Client: National Design & Craft Gallery
Role: Exhibition Designer
Curator: Gemma Williams
Photography: Sarah Doyle
Graphic Design: Design by Slice
Set against the backdrop of groundbreaking Japanese designers such as Issey Miyake, Rei Kawakubo, Yohji Yamamoto, and on the Irish side, John Rocha, Lainey Keogh and Sybil Connolly, this exhibition celebrated and promoted the work of contemporary designers from both Ireland and Japan. By having work on show that dated back to 1957, one could see how ideas, practices and processes are reworked and reinterpreted.
This cyclical nature of the fashion industry influenced the curator, Gemma Williams, in selecting four themes for the exhibition; Deform, Perform, Reform and Transform.
From a curatorial perspective, rather than assigning objects to specific themes, visitors were invited to make their own judgements, and create their own narrative as they explored the exhibition.
In Gallery 1 we played with the notion of Kabuki, a traditional Japanese form of theatre in which costumes are revealed and the black shapes of stage hands help frame the setting. This fed into the idea of having the garments loosely placed and often at first glance partially hidden.
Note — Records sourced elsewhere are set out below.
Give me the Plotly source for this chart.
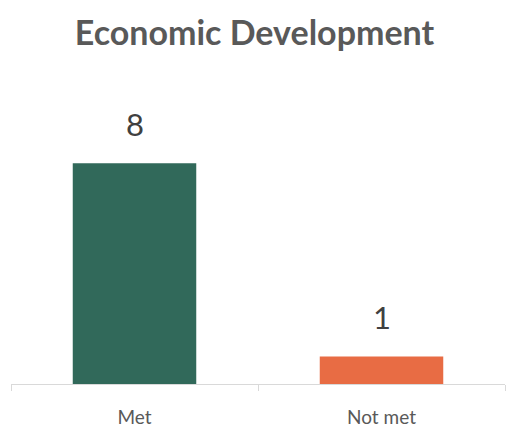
import plotly.graph_objects as go

categories = ["Met", "Not met"]
values = [8, 1]
colors = ["#31695A", "#E86C44"]

fig = go.Figure()
fig.add_trace(go.Bar(x=categories, y=values, marker=dict(color=colors, line=dict(width=0)),
                     hoverinfo="skip"))

for c, v in zip(categories, values):
    fig.add_annotation(x=c, y=v, xref="x", yref="y", text=str(v), showarrow=False,
                       yanchor="bottom", yshift=18,
                       font=dict(family="Lato, Open Sans, sans-serif", size=31, color="#404040"))

fig.update_layout(
    width=509, height=429,
    margin=dict(l=11, r=4, t=108, b=45),
    paper_bgcolor="white", plot_bgcolor="white",
    bargap=0.5,
    showlegend=False,
    title=dict(text="<b>Economic Development</b>", x=0.5, xanchor="center", y=1 - 33/429, yanchor="middle",
               font=dict(family="Lato, Open Sans, sans-serif", size=34, color="#595959")),
    xaxis=dict(showline=True, linecolor="#D9D9D9", linewidth=1, ticks="outside", tickson="boundaries",
               ticklen=6, tickcolor="#D9D9D9", showgrid=False, ticklabelstandoff=16, automargin=False,
               tickfont=dict(family="Lato, Open Sans, sans-serif", size=19, color="#595959")),
    yaxis=dict(range=[0, 10], visible=False, showgrid=False, zeroline=False, automargin=False),
)

fig.write_html("out.html")
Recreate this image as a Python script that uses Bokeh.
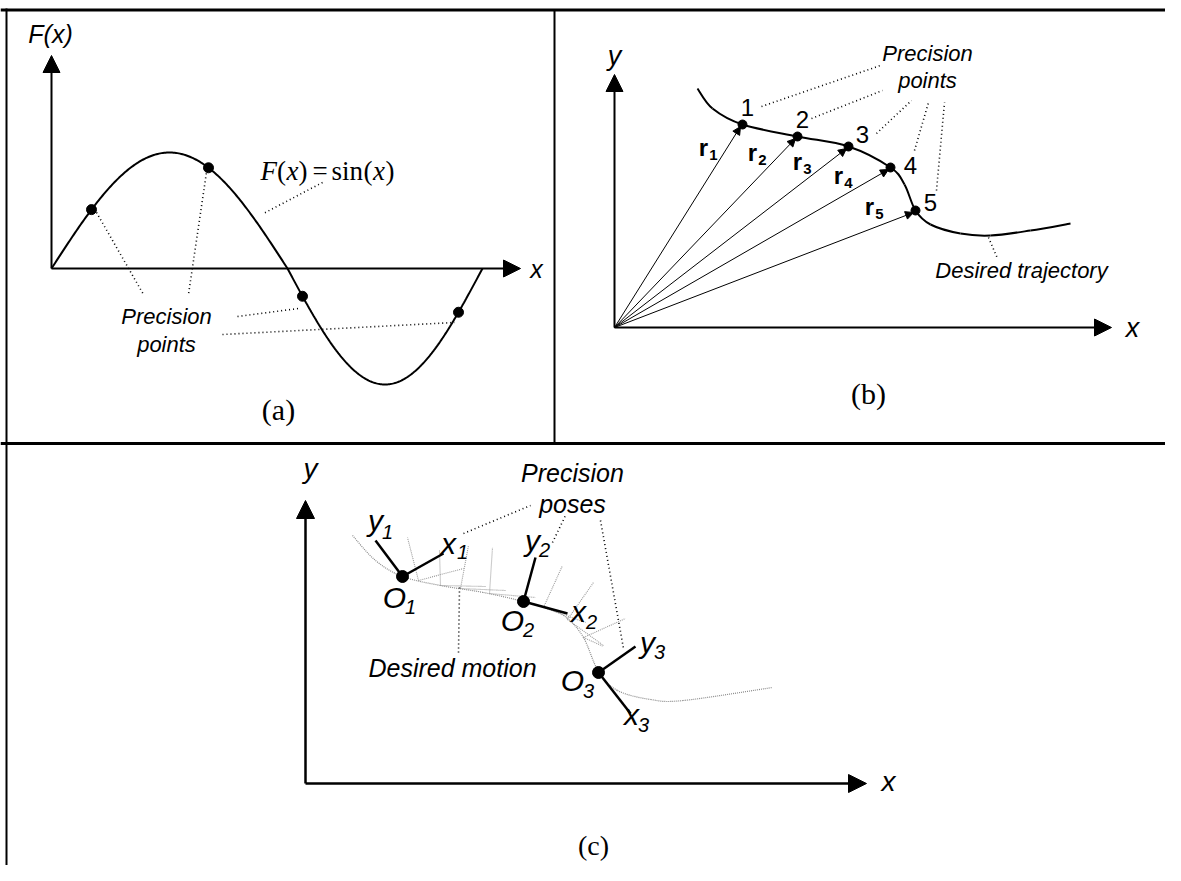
import numpy as np
from bokeh.plotting import figure
from bokeh.models import Range1d, Arrow, NormalHead
from bokeh.core.properties import value
from bokeh.embed import file_html
from bokeh.resources import INLINE

# ================= DATA =================
# --- panel (a): F(x) = sin(x) ---
a_origin_x, a_origin_y = 51, 268
a_xtip, a_ytip = 520, 55
a_zero_x, a_end_x = 287, 482          # half-period and full-period x positions
a_amp = 116
a_prec_x = [91, 208, 302, 458]         # precision points (x positions)
a_leaders = [(92, 205, 143, 294), (207, 165, 188, 294),
             (237, 316, 298, 308), (222, 334, 454, 322),
             (322, 182, 263, 213)]

# --- panel (b): position vectors to precision points ---
b_origin_x, b_origin_y = 614, 327
b_xtip, b_ytip = 1111, 74
b_traj = [(697, 88), (712, 108), (742, 124), (797, 136), (848, 146),
          (890, 167), (904, 184), (915, 210), (930, 224), (960, 233),
          (990, 235), (1030, 230), (1070, 223)]
b_points = [(742, 124), (797, 136), (848, 146), (890, 167), (915, 210)]
b_numbers = ["1", "2", "3", "4", "5"]
b_num_pos = [(747, 107), (802, 119), (862, 134), (910, 165), (930, 202)]
b_r_pos = [(703, 147), (752, 152), (797, 161), (838, 175), (869, 206)]
b_r_sub = ["1", "2", "3", "4", "5"]
b_leaders = [(761, 106, 880, 65), (811, 118, 882, 90), (876, 133, 911, 100),
             (914, 150, 928, 102), (936, 190, 944, 102), (988, 237, 997, 258)]

# --- panel (c): precision poses ---
c_origin_x, c_origin_y = 305, 783
c_xtip, c_ytip = 866, 500
c_motion = [(352, 535), (375, 560), (402, 576), (440, 585), (483, 592),
            (523, 601), (550, 609), (567, 618), (583, 637), (598, 671),
            (617, 690), (650, 699), (683, 700), (772, 687)]
c_poses = [(402, 576), (523, 601), (598, 672)]
c_yends = [(375, 540), (535, 557), (635, 646)]
c_xends = [(443, 553), (567, 613), (630, 713)]
c_ghost_o = [(418, 580), (440, 585), (460, 588), (489, 593), (543, 607), (567, 619), (583, 637)]
c_ghost_y = [(407, 537), (439, 550), (468, 545), (492, 547), (562, 565), (593, 582), (625, 618)]
c_ghost_x = [(463, 568), (485, 586), (505, 590), (535, 597), (585, 622), (603, 645), (603, 646)]
c_leaders = [(463, 533, 530, 505), (552, 542, 565, 515), (600, 520, 623, 648),
             (459, 587, 458, 652)]
c_main = ["y", "x", "O", "y", "O", "x", "y", "O", "x"]
c_main_pos = [(375, 520), (448, 543), (394, 597), (532, 540), (512, 620),
              (578, 611), (647, 642), (572, 680), (631, 714)]
c_sub = ["1", "1", "1", "2", "2", "2", "3", "3", "3"]
c_sub_pos = [(387, 531), (462, 551), (410, 606), (544, 549), (528, 629),
             (591, 621), (659, 651), (588, 690), (643, 724)]

# ================= FIGURE =================
W, H = 1165, 865
p = figure(width=W, height=H, x_range=Range1d(0, W), y_range=Range1d(H, 0),
           output_backend="svg", toolbar_location=None, min_border=0,
           x_axis_location=None, y_axis_location=None)
p.grid.visible = False
p.outline_line_color = None
p.background_fill_color = "white"
p.border_fill_color = "white"

sans = value("Liberation Sans")
serif = value("Liberation Serif")


def txt(xs, ys, texts, size, font=sans, style="normal", align="center",
        baseline="middle", color="black"):
    p.text(x=xs, y=ys, text=texts, text_font=font, text_font_size=f"{size}px",
           text_font_style=style, text_align=align, text_baseline=baseline,
           text_color=color)


def arrow(x0, y0, x1, y1, size, lw):
    p.add_layout(Arrow(end=NormalHead(size=size, fill_color="black", line_color="black"),
                       x_start=x0, y_start=y0, x_end=x1, y_end=y1,
                       line_width=lw, line_color="black"))


def smooth(pts, **kw):
    P = np.array(pts, float)
    E = np.vstack([P[0], P, P[-1]])
    seg = {k: [] for k in ["x0", "y0", "x1", "y1", "cx0", "cy0", "cx1", "cy1"]}
    for i in range(len(P) - 1):
        q0, q1, q2, q3 = E[i], E[i + 1], E[i + 2], E[i + 3]
        c1 = q1 + (q2 - q0) / 6.0
        c2 = q2 - (q3 - q1) / 6.0
        seg["x0"].append(q1[0]); seg["y0"].append(q1[1])
        seg["x1"].append(q2[0]); seg["y1"].append(q2[1])
        seg["cx0"].append(c1[0]); seg["cy0"].append(c1[1])
        seg["cx1"].append(c2[0]); seg["cy1"].append(c2[1])
    p.bezier(**seg, **kw)


def dotted(segs, color="black", dash="1 3", lw=1.6):
    s = np.array(segs, float)
    p.segment(x0=s[:, 0], y0=s[:, 1], x1=s[:, 2], y1=s[:, 3],
              line_color=color, line_dash=dash, line_width=lw)


# ---- frame ----
p.segment(x0=[0, 0], y0=[9.5, 443], x1=[W, W], y1=[9.5, 443],
          line_color="black", line_width=3)
p.segment(x0=[6, 554], y0=[8, 9], x1=[6, 554], y1=[H, 443],
          line_color="black", line_width=2)

# ================= PANEL (a) =================
arrow(a_origin_x, a_origin_y, a_xtip, a_origin_y, 17, 2)
arrow(a_origin_x, a_origin_y, a_origin_x, a_ytip, 17, 2)


def sine_xy(theta):
    theta = np.asarray(theta, float)
    x = np.where(theta <= np.pi,
                 a_origin_x + theta / np.pi * (a_zero_x - a_origin_x),
                 a_zero_x + (theta - np.pi) / np.pi * (a_end_x - a_zero_x))
    y = a_origin_y - a_amp * np.sin(theta)
    return x, y


def x_to_theta(x):
    x = np.asarray(x, float)
    return np.where(x <= a_zero_x,
                    (x - a_origin_x) / (a_zero_x - a_origin_x) * np.pi,
                    np.pi + (x - a_zero_x) / (a_end_x - a_zero_x) * np.pi)


th = np.linspace(0, 2 * np.pi, 361)
sx, sy = sine_xy(th)
p.line(sx, sy, line_color="black", line_width=2)
dotted(a_leaders)
px_, py_ = sine_xy(x_to_theta(a_prec_x))
p.scatter(px_, py_, size=10, fill_color="black", line_color="black")

txt([50], [33], ["F(x)"], 25, style="italic")
txt([536], [268], ["x"], 25, style="italic")
txt([166, 166], [316, 344], ["Precision", "points"], 22, style="italic")
# F(x) = sin(x) in serif, mixed italic
txt([260, 286, 372.5], [170, 170, 170], ["F", "x", "x"], 27, font=serif,
    style="italic", align="left")
txt([276.5, 298, 312, 331, 363, 385], [170] * 6,
    ["(", ")", "=", "sin", "(", ")"], 27, font=serif, align="left")
txt([278], [409], ["(a)"], 30, font=serif)

# ================= PANEL (b) =================
arrow(b_origin_x, b_origin_y, b_xtip, b_origin_y, 17, 2)
arrow(b_origin_x, b_origin_y, b_origin_x, b_ytip, 17, 2)
for (x, y) in b_points:
    arrow(b_origin_x, b_origin_y, x - 2, y + 2, 8, 1)
smooth(b_traj, line_color="black", line_width=2)
bp = np.array(b_points, float)
p.scatter(bp[:, 0], bp[:, 1], size=9, fill_color="black", line_color="black")
dotted(b_leaders)
bn = np.array(b_num_pos, float)
txt(list(bn[:, 0]), list(bn[:, 1]), b_numbers, 24)
br = np.array(b_r_pos, float)
txt(list(br[:, 0]), list(br[:, 1]), ["r"] * 5, 24, style="bold")
txt(list(br[:, 0] + 10), list(br[:, 1] + 7), b_r_sub, 15, style="bold")
txt([614], [55], ["y"], 27, style="italic")
txt([1132], [327], ["x"], 27, style="italic")
txt([927, 927], [53, 80], ["Precision", "points"], 22, style="italic")
txt([1021], [270], ["Desired trajectory"], 22, style="italic")
txt([868], [393], ["(b)"], 30, font=serif)

# ================= PANEL (c) =================
arrow(c_origin_x, c_origin_y, c_xtip, c_origin_y, 18, 2.5)
arrow(c_origin_x, c_origin_y, c_origin_x, c_ytip, 18, 2.5)
smooth(c_motion, line_color="#8a8a8a", line_width=1.2, line_dash="1 1")
go = np.array(c_ghost_o, float)
gy = np.array(c_ghost_y, float)
gx = np.array(c_ghost_x, float)
p.segment(x0=np.r_[go[:, 0], go[:, 0]], y0=np.r_[go[:, 1], go[:, 1]],
          x1=np.r_[gy[:, 0], gx[:, 0]], y1=np.r_[gy[:, 1], gx[:, 1]],
          line_color="#9a9a9a", line_width=1.1, line_dash="1 1")
dotted(c_leaders)
co = np.array(c_poses, float)
cy_ = np.array(c_yends, float)
cx_ = np.array(c_xends, float)
p.segment(x0=np.r_[co[:, 0], co[:, 0]], y0=np.r_[co[:, 1], co[:, 1]],
          x1=np.r_[cy_[:, 0], cx_[:, 0]], y1=np.r_[cy_[:, 1], cx_[:, 1]],
          line_color="black", line_width=2.5)
p.scatter(co[:, 0], co[:, 1], size=12, fill_color="black", line_color="black")
cm = np.array(c_main_pos, float)
txt(list(cm[:, 0]), list(cm[:, 1]), c_main, 30, style="italic")
cs = np.array(c_sub_pos, float)
txt(list(cs[:, 0]), list(cs[:, 1]), c_sub, 20, style="italic")
txt([310], [468], ["y"], 28, style="italic")
txt([888], [781], ["x"], 28, style="italic")
txt([572, 572], [472, 503], ["Precision", "poses"], 25, style="italic")
txt([452], [667], ["Desired motion"], 25, style="italic")
txt([593], [845], ["(c)"], 28, font=serif)

open("out.html", "w").write(file_html(p, INLINE))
The loosely placed format also made sense in terms of allowing the four themes to blend into each other.
To contrast with this and provide a different viewing experience, gallery 2 had garments laid flat and used video footage to bring the works to life.
By displaying the clothes in a variety of formats we aimed to demonstrate that the garments are versatile, referencing the fact that they take on new meanings depending on by whom and how they are worn.
The actual shapes themselves of the exhibition design structure linked directly to the graphic identity of the show, which was based around bold geometric shapes such as triangles, circles and rectangles.
The exhibition then travelled to Farmleigh Gallery in Dublin.